Thursday, 10 January 2013

Big Bangs And Bigger Bangs






This post is longer and more complicated than most.  The preference is to keep them simple but sometimes it is not always possible.

One blog that often has things of deeper interest as well as some technical discussion on how it is all done, is Bruce Schneier, whose expertise is in security and its management and governance.

He picked up on a post by Jacobin (see below) about the essential policy and idea of security and how it is governed.


Quote:

What do these three implications -- states have a great deal of freedom to determine what threatens a people and how to respond to those threats, and in making those determinations, they are influenced by the interests and ideologies of their primary constituencies. 

States have strong incentives and have been given strong justifications for exaggerating threats; and while states aspire, rhetorically, to a unity of will and judgment, they seldom achieve it in practice -- tell us about the relationship between security and freedom?

What light do they shed on the question of why security is such a potent argument for the suppression of rights and liberties?

Security is an ideal language for suppressing rights because it combines a universality and neutrality in rhetoric with a particularity and partiality in practice.
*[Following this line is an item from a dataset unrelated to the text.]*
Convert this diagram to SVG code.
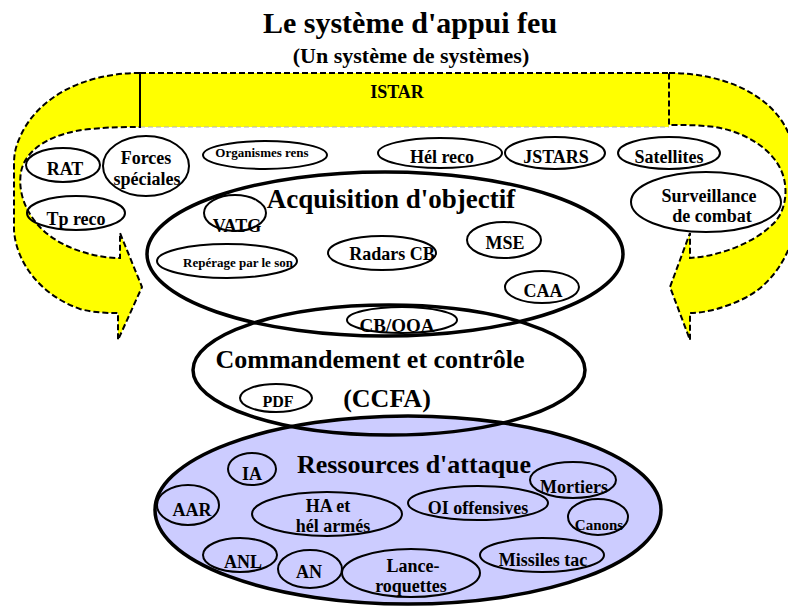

Security is a good that everyone needs, and, we assume, that everyone needs in the same way and to the same degree.

It is "the most vital of all interests," John Stuart Mill wrote, which no one can "possibly do without." Though Mill was referring here to the security of persons rather than of nations or states, his argument about personal security is often extended to nations and states, which are conceived to be persons writ large.

Unlike other values -- say justice or equality -- the need for and definition of security is not supposed to be dependent upon our beliefs or other interests and it is not supposed to favor any one set of beliefs or interests. It is the necessary condition for the pursuit of any belief or interest, regardless of who holds that belief or has that interest. It is a good, as I've said, that is universal and neutral. That's the theory.

The reality, as we have seen, is altogether different. The practice of security involves a state that is rife with diverse and competing ideologies and interests, and these ideologies and interests fundamentally help determine whether threats become a focus of attention, and how they are perceived and mobilized against.

The provision of security requires resources, which are not limitless. They must be distributed according to some calculus, which, like the distribution calculus of any other resource (say income or education), will reflect controversial and contested assumption about justice and will be the subject of debate.

National security is as political as Social Security, and just as we argue about the latter, so do we argue about the former.

Unquote

The above derives from a long post which is an analysis of the State and Security in terms suggested by the philosopher, Thomas Hobbes (see Wikipedia) by Jacobin, link below.  What it is driving at is that states tend to want to keep security as a “non political” function when in reality it is just as political as any other aspect of government.  It is a serious piece and not for skip reading.


Although it might seem unrelated the question of Cyprus banking, its perilous state, and the need for major European bail outs to survive do not look at first sight to be a security matter.  Unluckily it is just that.

Because the banks in real trouble in Cyprus have been central to extensive massive money laundering activities of funny money, allegedly these are substantially Russian interests.  Whether these are the same Russians who are being welcomed into the UK to prop up our financial system is not clear.

This subject has been picked up by Zero Hedge, link below, setting out the severe risks that this entails for Europe.  The Slog has also commented on the issue.  If Europe bails out Cyprus it is paying off the hoods. 

If it does not bail out Cyprus then fuses may start to blow and who knows what the hoods might do?  Suddenly, a lot of places could find themselves with major internal and security problems that they are not prepared for.


Cyprus, in the Eastern Mediterranean, is adjacent to Crete and Santorini. At a date now suggested as 1628 BC a major magma chamber blew under Santorini, an island of modest size.  It did for the advanced Minoan civilization in Crete and had catastrophic effects around the Med’.  Wikipedia lists it under Minoan Eruption.

Beyond, it is alleged to have impacted with serious effects on both Northern Europe and across the Northern Hemisphere.  How far its reach was world wide is a subject of debate.

So if the Cyprus issue leads to all sorts of difficulties and other problems, it would not be the first time that a big bang in that vicinity led to bigger bangs of another sort.  One suggestion is that it might affect the German elections coming up soon.

One awkward question which might become an election issue in the UK is if we find ourselves faced with demands for Russian bail outs via Europe on security grounds.  It is possible that the US State Department hasn’t got round to that one.  If they have then this might explain their desire for the UK and The City to be in Europe

Because someone is going to have to pay and neither Moscow nor Washington DC will want to.